Legal Profession Blog 6-4-08

June 3, 2008

Coming Soon ... to China: A New ABA-Accredited Law School

[by Bill Henderson]

This post is about new ABA-approved law schools.  Some will struggle mightily and worsen the economic prospects of local lawyers.  Others may transform the U.S. legal profession. Let's start with the former.

There is a story in the National Law Journal that chronicles the rapid rise in the number of new law schools seeking ABA-approval--ten new schools are now in works.  See Leigh Jones, A Deluge of Law Schools.  Likewise, in April, the ABA Journal reported on a $50 million dollar appropriation by the New York legislature to underwrite the creation of three new state-sponsored law schools.
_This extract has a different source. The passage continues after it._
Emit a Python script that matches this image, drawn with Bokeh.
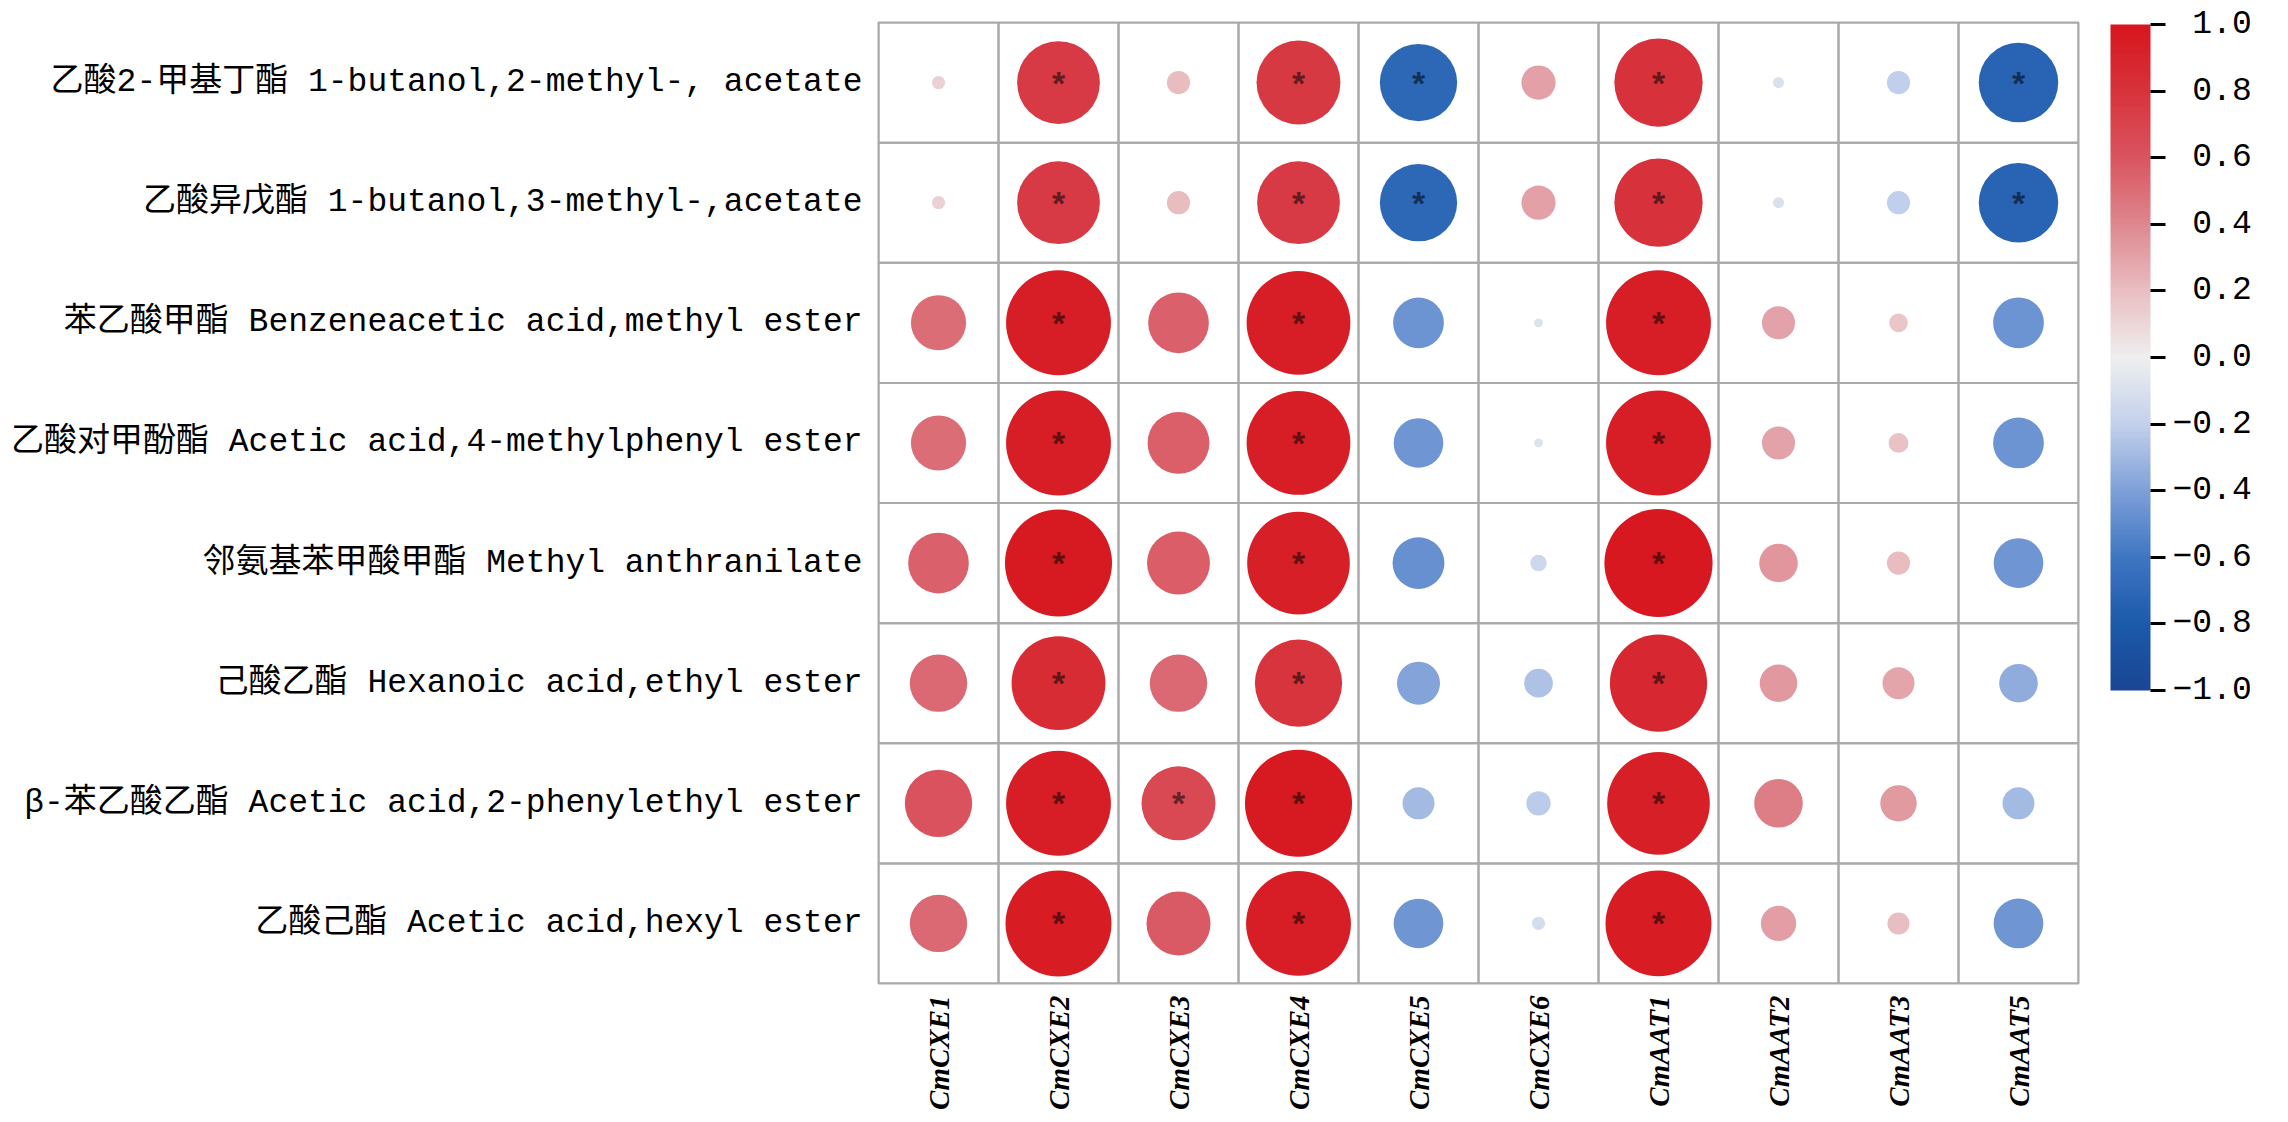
import math
from bokeh.plotting import figure
from bokeh.models import (ColumnDataSource, FactorRange, LinearColorMapper, ColorBar,
                          FixedTicker, CustomJSTickFormatter)
from bokeh.transform import transform
from bokeh.core.properties import value
from bokeh.embed import file_html
from bokeh.resources import INLINE

genes = ["CmCXE1", "CmCXE2", "CmCXE3", "CmCXE4", "CmCXE5", "CmCXE6",
         "CmAAT1", "CmAAT2", "CmAAT3", "CmAAT5"]

compounds = [
    "乙酸2-甲基丁酯 1-butanol,2-methyl-, acetate",
    "乙酸异戊酯 1-butanol,3-methyl-,acetate",
    "苯乙酸甲酯 Benzeneacetic acid,methyl ester",
    "乙酸对甲酚酯 Acetic acid,4-methylphenyl ester",
    "邻氨基苯甲酸甲酯 Methyl anthranilate",
    "己酸乙酯 Hexanoic acid,ethyl ester",
    "β-苯乙酸乙酯 Acetic acid,2-phenylethyl ester",
    "乙酸己酯 Acetic acid,hexyl ester",
]

# correlation coefficients, one list per compound (order of genes)
r_2methylbutyl = [0.12, 0.75, 0.21, 0.76, -0.70, 0.31, 0.80, -0.10, -0.21, -0.72]
r_isoamyl      = [0.12, 0.75, 0.21, 0.75, -0.70, 0.31, 0.80, -0.10, -0.21, -0.72]
r_methylphenac = [0.50, 0.95, 0.55, 0.94, -0.46, -0.08, 0.95, 0.30, 0.17, -0.46]
r_cresyl       = [0.50, 0.95, 0.56, 0.94, -0.45, -0.08, 0.95, 0.30, 0.18, -0.46]
r_anthranilate = [0.55, 0.97, 0.57, 0.93, -0.47, -0.15, 0.98, 0.35, 0.21, -0.45]
r_hexanoate    = [0.52, 0.85, 0.52, 0.79, -0.39, -0.26, 0.88, 0.34, 0.29, -0.35]
r_phenethyl    = [0.61, 0.95, 0.67, 0.97, -0.29, -0.22, 0.93, 0.44, 0.33, -0.29]
r_hexyl        = [0.52, 0.96, 0.58, 0.95, -0.45, -0.12, 0.96, 0.32, 0.20, -0.45]

# significance marks (1 = "*")
s_2methylbutyl = [0, 1, 0, 1, 1, 0, 1, 0, 0, 1]
s_isoamyl      = [0, 1, 0, 1, 1, 0, 1, 0, 0, 1]
s_methylphenac = [0, 1, 0, 1, 0, 0, 1, 0, 0, 0]
s_cresyl       = [0, 1, 0, 1, 0, 0, 1, 0, 0, 0]
s_anthranilate = [0, 1, 0, 1, 0, 0, 1, 0, 0, 0]
s_hexanoate    = [0, 1, 0, 1, 0, 0, 1, 0, 0, 0]
s_phenethyl    = [0, 1, 1, 1, 0, 0, 1, 0, 0, 0]
s_hexyl        = [0, 1, 0, 1, 0, 0, 1, 0, 0, 0]

r_rows = [r_2methylbutyl, r_isoamyl, r_methylphenac, r_cresyl,
          r_anthranilate, r_hexanoate, r_phenethyl, r_hexyl]
s_rows = [s_2methylbutyl, s_isoamyl, s_methylphenac, s_cresyl,
          s_anthranilate, s_hexanoate, s_phenethyl, s_hexyl]

colorbar_ticks = [-1.0, -0.8, -0.6, -0.4, -0.2, 0.0, 0.2, 0.4, 0.6, 0.8, 1.0]

# colour ramp anchors (value -> colour)
ramp_vals = [-1.0, -0.8, -0.6, -0.4, -0.2, 0.0, 0.2, 0.4, 0.6, 0.8, 1.0]
ramp_cols = ["#1A4694", "#1C5AAB", "#3F76C2", "#7FA0D8", "#C3D1EC", "#EFEFEF",
             "#E9BEC2", "#DE8890", "#D95560", "#D7333C", "#D7161E"]


def hex2rgb(h):
    return tuple(int(h[i:i + 2], 16) for i in (1, 3, 5))


def build_palette(n=256):
    out = []
    for k in range(n):
        v = -1 + 2 * k / (n - 1)
        for j in range(len(ramp_vals) - 1):
            if ramp_vals[j] <= v <= ramp_vals[j + 1] + 1e-12:
                t = (v - ramp_vals[j]) / (ramp_vals[j + 1] - ramp_vals[j])
                a, b = hex2rgb(ramp_cols[j]), hex2rgb(ramp_cols[j + 1])
                c = [round(a[i] + (b[i] - a[i]) * t) for i in range(3)]
                out.append("#%02X%02X%02X" % tuple(c))
                break
    return out


palette = build_palette()
mapper = LinearColorMapper(palette=palette, low=-1, high=1)

xs, ys, rs, rad = [], [], [], []
sx, sy = [], []
for comp, rrow, srow in zip(compounds, r_rows, s_rows):
    for g, r, s in zip(genes, rrow, srow):
        xs.append(g)
        ys.append(comp)
        rs.append(r)
        rad.append(0.46 * abs(r))
        if s:
            sx.append(g)
            sy.append(comp)

src = ColumnDataSource(dict(gene=xs, compound=ys, r=rs, rad=rad))
star_src = ColumnDataSource(dict(gene=sx, compound=sy, t=["*"] * len(sx)))

GRID = "#A9A9A9"

p = figure(width=2272, height=1115,
           x_range=FactorRange(*genes), y_range=FactorRange(*compounds[::-1]),
           output_backend="svg", toolbar_location=None,
           min_border_left=878, min_border_top=22, min_border_right=194,
           min_border_bottom=132)
p.background_fill_color = "white"
p.border_fill_color = "white"
p.outline_line_color = GRID
p.outline_line_width = 2
p.grid.visible = False

p.rect(x="gene", y="compound", width=1, height=1, source=src,
       fill_color=None, line_color=GRID, line_width=2)

p.circle(x="gene", y="compound", radius="rad", source=src,
         fill_color=transform("r", mapper), line_color=None)

p.text(x="gene", y="compound", text="t", source=star_src,
       text_font=value("Liberation Sans"), text_font_size="34px",
       text_font_style="bold", text_align="center", text_baseline="middle",
       text_color="#000000", text_alpha=0.55, y_offset=0)

for ax in (p.xaxis[0], p.yaxis[0]):
    ax.axis_line_color = None
    ax.major_tick_line_color = None
    ax.minor_tick_line_color = None
    ax.major_tick_in = 0
    ax.major_tick_out = 0
    ax.major_label_text_color = "black"

p.xaxis.major_label_orientation = math.pi / 2
p.xaxis.major_label_text_font = "Liberation Serif"
p.xaxis.major_label_text_font_style = "bold italic"
p.xaxis.major_label_text_font_size = "29px"
p.xaxis.major_label_standoff = 12

p.yaxis.major_label_text_font = "'Liberation Mono', 'Noto Sans CJK SC'"
p.yaxis.major_label_text_font_size = "33px"
p.yaxis.major_label_standoff = 16

cb = ColorBar(color_mapper=mapper,
              ticker=FixedTicker(ticks=colorbar_ticks),
              formatter=CustomJSTickFormatter(
                  code="return (tick < -1e-9 ? '\u2212' : '\u00a0') + Math.abs(tick).toFixed(1);"),
              width=40, height=666, location=(32, 293),
              padding=0, margin=0,
              major_tick_in=0, major_tick_out=15,
              major_tick_line_color="black", major_tick_line_width=3,
              minor_tick_line_color=None,
              label_standoff=7,
              major_label_text_font="Liberation Mono",
              major_label_text_font_size="33px",
              major_label_text_color="black",
              bar_line_color=None, border_line_color=None,
              background_fill_color=None)
p.add_layout(cb, "right")

open("out.html", "w").write(file_html(p, INLINE))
According to the stories, the rationale for many of these schools is local economic development.  Although the notion of a lawyer shortage will no doubt be met with skepticism by many, it does happen, at least in a limited form.  For example, during the 1990s, places like Austin and San Diego had a shortage of skilled transactional lawyers to service the bevy of emerging high-tech businesses.  Sensing the opportunity, a large number of Am Law 200 firms opened branch offices in both metropolitan areas. 

Setting aside the obvious question of whether new law school graduates can service effectively clients with sophisticated legal needs (the local lawyers in Austin and San Diego in the early 1990s were outmatched), the prerequisite to all this is client demand.  How is a new local law school going to spark economic development within a local economy that has a paucity of entrepreneurial activity (perhaps because many young people have decamped for Austin and San Diego)?  From a public subsidy perspective, this seems like the proverbial bridge to nowhere.  Further, it is likely to depress the earnings of solo and small firm lawyers.  See, e.g., Regional Law Schools and Lawyer Income.
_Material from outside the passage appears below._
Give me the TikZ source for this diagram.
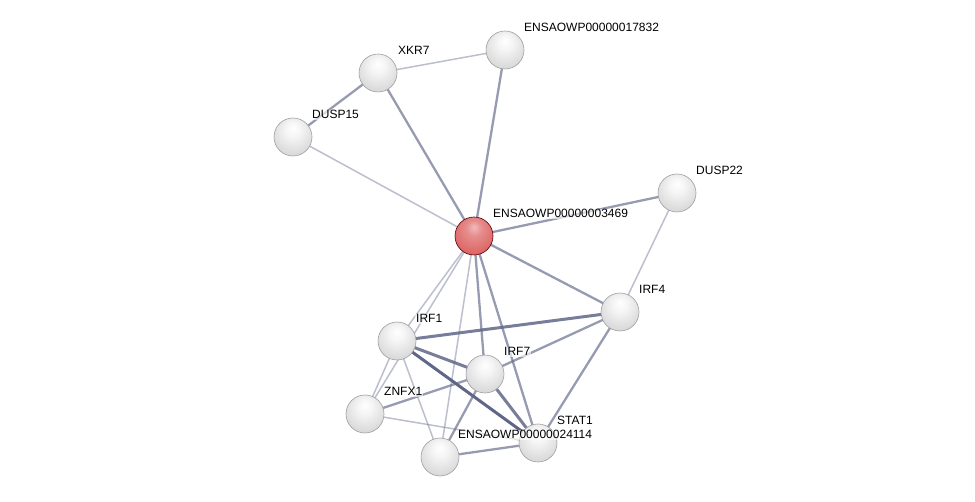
\documentclass[tikz,border=0pt]{standalone}
\usepackage{fontspec}
\setmainfont{Liberation Sans}
\usepackage{tikz}
\usetikzlibrary{positioning}

\definecolor{edgecol}{RGB}{96,102,135}
\definecolor{redball}{RGB}{222,104,104}

\pgfdeclareradialshading{greyball}{\pgfpoint{0bp}{12bp}}{color(0bp)=(white); color(10bp)=(white!96!black); color(28bp)=(white!86!black); color(46bp)=(white!78!black); color(56bp)=(white!70!black); color(62bp)=(white!60!black)}
\pgfdeclareradialshading{redshade}{\pgfpoint{0bp}{12bp}}{color(0bp)=(redball!45!white); color(10bp)=(redball!75!white); color(28bp)=(redball); color(46bp)=(redball!90!black); color(56bp)=(redball!75!black); color(62bp)=(redball!55!black)}

\tikzset{
  prot/.style={circle,minimum size=38pt,inner sep=0pt,shading=greyball,draw=gray!75,line width=0.6pt},
  query/.style={prot,shading=redshade,draw=red!35!black},
  lbl/.style={anchor=base west,font=\fontsize{12}{14}\selectfont,fill=white,fill opacity=0.6,text opacity=1,inner sep=1pt},
  weak/.style={draw=edgecol,opacity=0.42,line width=1.5pt},
  mid/.style={draw=edgecol,opacity=0.65,line width=2.3pt},
  strong/.style={draw=edgecol,opacity=0.85,line width=3pt},
}

\begin{document}
\begin{tikzpicture}[x=1pt,y=-1pt]
              \useasboundingbox (0,0) rectangle (975,502);

              \coordinate (p-xkr7) at (378,73);
              \coordinate (p-e17832) at (505,50);
              \coordinate (p-dusp15) at (293,137);
              \coordinate (p-dusp22) at (677,193);
              \coordinate (p-e3469) at (474,236);
              \coordinate (p-irf4) at (620,312);
              \coordinate (p-irf1) at (397,341);
              \coordinate (p-irf7) at (485,374);
              \coordinate (p-znfx1) at (365,414);
              \coordinate (p-stat1) at (538,443);
              \coordinate (p-e24114) at (440,457);

              %edges to the query protein
              \draw[mid] (p-e3469) -- (p-xkr7);
              \draw[mid] (p-e3469) -- (p-e17832);
              \draw[weak] (p-e3469) -- (p-dusp15);
              \draw[mid] (p-e3469) -- (p-dusp22);
              \draw[mid] (p-e3469) -- (p-irf4);
              \draw[weak] (p-e3469) -- (p-irf1);
              \draw[weak] (p-e3469) -- (p-znfx1);
              \draw[weak] (p-e3469) -- (p-e24114);
              \draw[mid] (p-e3469) -- (p-irf7);
              \draw[mid] (p-e3469) -- (p-stat1);

              %upper edges
              \draw[weak] (p-xkr7) -- (p-e17832);
              \draw[mid] (p-xkr7) -- (p-dusp15);
              \draw[weak] (p-dusp22) -- (p-irf4);

              %lower cluster
              \draw[strong] (p-irf1) -- (p-irf4);
              \draw[strong] (p-irf1) -- (p-irf7);
              \draw[strong,opacity=1] (p-irf1) -- (p-stat1);
              \draw[weak] (p-irf1) -- (p-znfx1);
              \draw[weak] (p-irf1) -- (p-e24114);
              \draw[mid] (p-irf7) -- (p-irf4);
              \draw[mid] (p-irf7) -- (p-znfx1);
              \draw[mid] (p-irf7) -- (p-e24114);
              \draw[strong] (p-irf7) -- (p-stat1);
              \draw[mid] (p-stat1) -- (p-irf4);
              \draw[mid] (p-stat1) -- (p-e24114);
              \draw[weak] (p-znfx1) -- (p-stat1);

              %proteins
              \node[prot] (xkr7) at (p-xkr7) {};
              \node[prot] (e17832) at (p-e17832) {};
              \node[prot] (dusp15) at (p-dusp15) {};
              \node[prot] (dusp22) at (p-dusp22) {};
              \node[query] (e3469) at (p-e3469) {};
              \node[prot] (irf4) at (p-irf4) {};
              \node[prot] (irf1) at (p-irf1) {};
              \node[prot] (irf7) at (p-irf7) {};
              \node[prot] (znfx1) at (p-znfx1) {};
              \node[prot] (stat1) at (p-stat1) {};
              \node[prot] (e24114) at (p-e24114) {};

              %labels
              \node[lbl] (l-xkr7) at ([shift={(19,-18)}]xkr7.center) {XKR7};
              \node[lbl] (l-e17832) at ([shift={(18,-18)}]e17832.center) {ENSAOWP00000017832};
              \node[lbl] (l-dusp15) at ([shift={(18,-18)}]dusp15.center) {DUSP15};
              \node[lbl] (l-dusp22) at ([shift={(18,-18)}]dusp22.center) {DUSP22};
              \node[lbl] (l-e3469) at ([shift={(18,-18)}]e3469.center) {ENSAOWP00000003469};
              \node[lbl] (l-irf4) at ([shift={(18,-18)}]irf4.center) {IRF4};
              \node[lbl] (l-irf1) at ([shift={(18,-18)}]irf1.center) {IRF1};
              \node[lbl] (l-irf7) at ([shift={(18,-18)}]irf7.center) {IRF7};
              \node[lbl] (l-znfx1) at ([shift={(18,-18)}]znfx1.center) {ZNFX1};
              \node[lbl] (l-stat1) at ([shift={(18,-18)}]stat1.center) {STAT1};
              \node[lbl] (l-e24114) at ([shift={(17,-18)}]e24114.center) {ENSAOWP00000024114};

            \end{tikzpicture}
\end{document}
Yet, the exact opposite circumstances now prevail in China, and a JD degree from an ABA-approved law school is seen as the answer.  Specifically, according to this story from Inside Higher Ed, Peking University is opening a new law school that will offer an American-style J.D. degree. 

jeffrey_lehman_textmedium.jpeg

There are at least three reasons why we should take notice:  (1) Jeffrey Lehman, who formerly served as dean of Michigan Law and president of Cornell University, has been named the chancellor and founding dean; (2) "the school plans to seek accreditation from the American Bar Association" so that its students can take the bar exams in all US jurisdictions; and (3) "Like any American law school, the courses will be taught in English, the cases will be from American law – and most of the professors will be from American law schools."
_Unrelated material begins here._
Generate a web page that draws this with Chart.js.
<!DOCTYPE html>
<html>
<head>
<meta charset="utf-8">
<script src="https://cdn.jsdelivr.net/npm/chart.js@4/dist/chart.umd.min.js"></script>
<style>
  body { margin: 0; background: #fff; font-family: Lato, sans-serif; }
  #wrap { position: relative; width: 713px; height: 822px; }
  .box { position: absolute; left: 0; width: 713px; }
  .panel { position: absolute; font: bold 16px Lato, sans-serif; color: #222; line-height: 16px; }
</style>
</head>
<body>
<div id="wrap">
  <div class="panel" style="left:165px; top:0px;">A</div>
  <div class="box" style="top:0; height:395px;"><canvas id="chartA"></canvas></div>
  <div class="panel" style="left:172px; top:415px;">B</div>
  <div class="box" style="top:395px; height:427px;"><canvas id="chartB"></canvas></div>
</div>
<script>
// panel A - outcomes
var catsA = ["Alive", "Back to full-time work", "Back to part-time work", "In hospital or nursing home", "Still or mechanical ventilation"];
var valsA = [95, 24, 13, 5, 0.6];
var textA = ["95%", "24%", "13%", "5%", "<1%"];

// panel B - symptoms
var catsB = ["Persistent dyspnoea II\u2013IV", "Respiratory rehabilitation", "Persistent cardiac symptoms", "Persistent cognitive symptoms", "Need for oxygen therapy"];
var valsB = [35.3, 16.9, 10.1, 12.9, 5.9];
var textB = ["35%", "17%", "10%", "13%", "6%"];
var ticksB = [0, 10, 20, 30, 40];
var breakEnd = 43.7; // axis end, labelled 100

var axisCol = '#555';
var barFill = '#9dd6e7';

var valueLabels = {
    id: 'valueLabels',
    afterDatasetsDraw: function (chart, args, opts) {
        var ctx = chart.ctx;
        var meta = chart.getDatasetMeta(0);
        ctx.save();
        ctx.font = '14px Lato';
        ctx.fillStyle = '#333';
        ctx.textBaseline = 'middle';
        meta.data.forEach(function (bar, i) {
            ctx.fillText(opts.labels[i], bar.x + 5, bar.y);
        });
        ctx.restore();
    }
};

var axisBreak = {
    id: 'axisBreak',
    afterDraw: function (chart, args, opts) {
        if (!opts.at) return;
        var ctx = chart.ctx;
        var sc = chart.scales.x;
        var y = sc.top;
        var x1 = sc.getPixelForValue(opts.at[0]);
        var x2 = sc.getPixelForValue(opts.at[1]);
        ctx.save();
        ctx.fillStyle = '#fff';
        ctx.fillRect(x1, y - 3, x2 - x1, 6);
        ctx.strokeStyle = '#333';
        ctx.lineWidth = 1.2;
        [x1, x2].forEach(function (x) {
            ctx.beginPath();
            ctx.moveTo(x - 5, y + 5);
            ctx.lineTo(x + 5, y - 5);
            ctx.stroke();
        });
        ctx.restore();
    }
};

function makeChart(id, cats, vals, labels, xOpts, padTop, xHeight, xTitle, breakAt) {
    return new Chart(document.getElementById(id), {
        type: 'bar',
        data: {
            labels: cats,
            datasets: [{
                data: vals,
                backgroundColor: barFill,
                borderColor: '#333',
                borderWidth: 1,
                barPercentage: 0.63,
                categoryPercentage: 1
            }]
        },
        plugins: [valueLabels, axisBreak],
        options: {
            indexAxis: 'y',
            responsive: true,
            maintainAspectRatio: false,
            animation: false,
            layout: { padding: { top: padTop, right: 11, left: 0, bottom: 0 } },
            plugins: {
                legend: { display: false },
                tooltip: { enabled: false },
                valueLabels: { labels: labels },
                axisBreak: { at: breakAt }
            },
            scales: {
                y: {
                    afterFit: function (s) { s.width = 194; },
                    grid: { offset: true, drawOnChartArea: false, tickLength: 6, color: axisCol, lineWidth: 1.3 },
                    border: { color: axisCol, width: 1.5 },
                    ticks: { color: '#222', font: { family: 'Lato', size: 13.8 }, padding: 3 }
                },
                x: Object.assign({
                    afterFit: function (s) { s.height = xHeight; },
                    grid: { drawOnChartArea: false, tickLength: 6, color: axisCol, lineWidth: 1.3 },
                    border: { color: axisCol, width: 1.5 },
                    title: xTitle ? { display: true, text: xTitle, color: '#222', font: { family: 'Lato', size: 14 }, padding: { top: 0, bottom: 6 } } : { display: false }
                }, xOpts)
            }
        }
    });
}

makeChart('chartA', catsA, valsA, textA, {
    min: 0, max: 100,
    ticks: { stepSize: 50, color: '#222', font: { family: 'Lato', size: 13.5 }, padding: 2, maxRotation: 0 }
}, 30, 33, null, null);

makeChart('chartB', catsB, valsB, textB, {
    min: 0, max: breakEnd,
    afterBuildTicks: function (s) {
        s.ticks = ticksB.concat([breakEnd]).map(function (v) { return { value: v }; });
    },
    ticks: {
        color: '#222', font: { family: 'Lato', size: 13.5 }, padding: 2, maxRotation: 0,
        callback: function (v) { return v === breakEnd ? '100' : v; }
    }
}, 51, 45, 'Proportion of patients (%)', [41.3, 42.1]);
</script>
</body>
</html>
What is driving the demand?  Multinational law firms want foreign nationals with U.S. legal training.  I am told by a well-connected law school administrator that, according to Lehman and his backers, the ubiquitous LLM degree fails to fully socialize Asian students into U.S.-style lawyering. Moreover, the degree is now so common that it carries an increasingly weak signal of ability.  Assuming that Peking University can be sufficiently selective (and the first class had 55 admits out of 210 applicants), many large American and British firms will hire its graduates for their growing China offices.  If that happens, we can expect the number of applicants to skyrocket.

So consider this scenario, which is certainly plausible.  With all of China as an applicant pool, Peking University's entering credentials could be extremely high (like any other ABA-approved law school, its students will take the LSAT).  Philanthropists interested in international affairs will be drawn to the school and help build its endowment. The school will buy the library of a U.S. law school that decides to throw in the towel.  If Peking is ranked like any other ABA-approved law school, it could easily debut in Tier 1, which would further fuel demand.  In turn, Jeffrey Lehman will have little trouble recruiting high profile U.S. faculty to teach at the school as visitors.  The opportunity will be seen as an extremely valuable and prestigious opportunity -- essentially tagging some professors as truly international scholars.

I am told that similar plans are underway at the University of Melbourne and at a Korean university. It  seems to me, however, that Lehman's franchise may be a crown jewel.  As a first mover in China, Peking University has the opportunity to create an Asian analogue to Harvard Law.  It is likely that only a vision this large could attract the services of someone like Jeffrey Lehman.  Wow.